• _Task to carry out_: With the images removed, repeat the data below exactly.
————————
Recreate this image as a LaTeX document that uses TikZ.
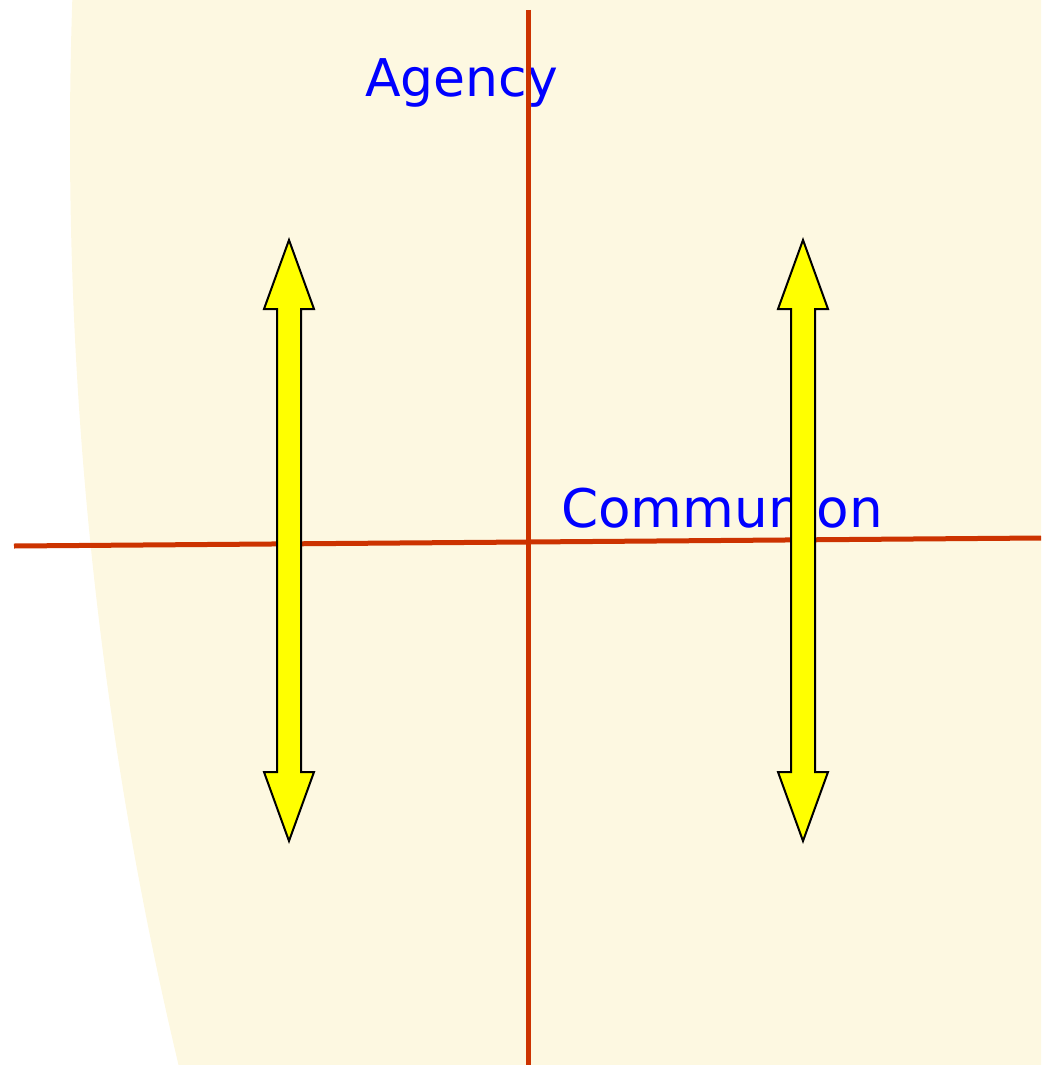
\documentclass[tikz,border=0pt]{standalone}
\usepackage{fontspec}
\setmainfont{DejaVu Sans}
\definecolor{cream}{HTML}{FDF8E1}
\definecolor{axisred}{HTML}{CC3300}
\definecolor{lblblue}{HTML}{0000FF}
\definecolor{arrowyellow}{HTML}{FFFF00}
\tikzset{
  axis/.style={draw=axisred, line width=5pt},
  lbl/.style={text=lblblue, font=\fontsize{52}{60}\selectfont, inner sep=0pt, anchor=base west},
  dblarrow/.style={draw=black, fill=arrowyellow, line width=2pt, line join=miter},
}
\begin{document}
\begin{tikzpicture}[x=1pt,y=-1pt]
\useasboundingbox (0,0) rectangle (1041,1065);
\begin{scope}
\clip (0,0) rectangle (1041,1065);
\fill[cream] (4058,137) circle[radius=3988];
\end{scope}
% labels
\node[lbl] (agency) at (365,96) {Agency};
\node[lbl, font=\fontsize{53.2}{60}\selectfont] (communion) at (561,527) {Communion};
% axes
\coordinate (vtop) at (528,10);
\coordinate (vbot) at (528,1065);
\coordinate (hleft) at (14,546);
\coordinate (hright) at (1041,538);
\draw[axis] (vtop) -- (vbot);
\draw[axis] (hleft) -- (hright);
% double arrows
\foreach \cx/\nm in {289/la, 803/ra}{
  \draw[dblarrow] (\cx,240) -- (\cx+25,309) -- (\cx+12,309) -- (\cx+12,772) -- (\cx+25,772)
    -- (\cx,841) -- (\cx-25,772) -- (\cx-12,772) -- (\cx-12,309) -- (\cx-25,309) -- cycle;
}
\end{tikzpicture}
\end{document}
————————
• _Full output_:
Recreate this image as a LaTeX document that uses TikZ.
\documentclass[tikz,border=0pt]{standalone}
\usepackage{fontspec}
\setmainfont{DejaVu Sans}
\definecolor{cream}{HTML}{FDF8E1}
\definecolor{axisred}{HTML}{CC3300}
\definecolor{lblblue}{HTML}{0000FF}
\definecolor{arrowyellow}{HTML}{FFFF00}
\tikzset{
  axis/.style={draw=axisred, line width=5pt},
  lbl/.style={text=lblblue, font=\fontsize{52}{60}\selectfont, inner sep=0pt, anchor=base west},
  dblarrow/.style={draw=black, fill=arrowyellow, line width=2pt, line join=miter},
}
\begin{document}
\begin{tikzpicture}[x=1pt,y=-1pt]
\useasboundingbox (0,0) rectangle (1041,1065);
\begin{scope}
\clip (0,0) rectangle (1041,1065);
\fill[cream] (4058,137) circle[radius=3988];
\end{scope}
% labels
\node[lbl] (agency) at (365,96) {Agency};
\node[lbl, font=\fontsize{53.2}{60}\selectfont] (communion) at (561,527) {Communion};
% axes
\coordinate (vtop) at (528,10);
\coordinate (vbot) at (528,1065);
\coordinate (hleft) at (14,546);
\coordinate (hright) at (1041,538);
\draw[axis] (vtop) -- (vbot);
\draw[axis] (hleft) -- (hright);
% double arrows
\foreach \cx/\nm in {289/la, 803/ra}{
  \draw[dblarrow] (\cx,240) -- (\cx+25,309) -- (\cx+12,309) -- (\cx+12,772) -- (\cx+25,772)
    -- (\cx,841) -- (\cx-25,772) -- (\cx-12,772) -- (\cx-12,309) -- (\cx-25,309) -- cycle;
}
\end{tikzpicture}
\end{document}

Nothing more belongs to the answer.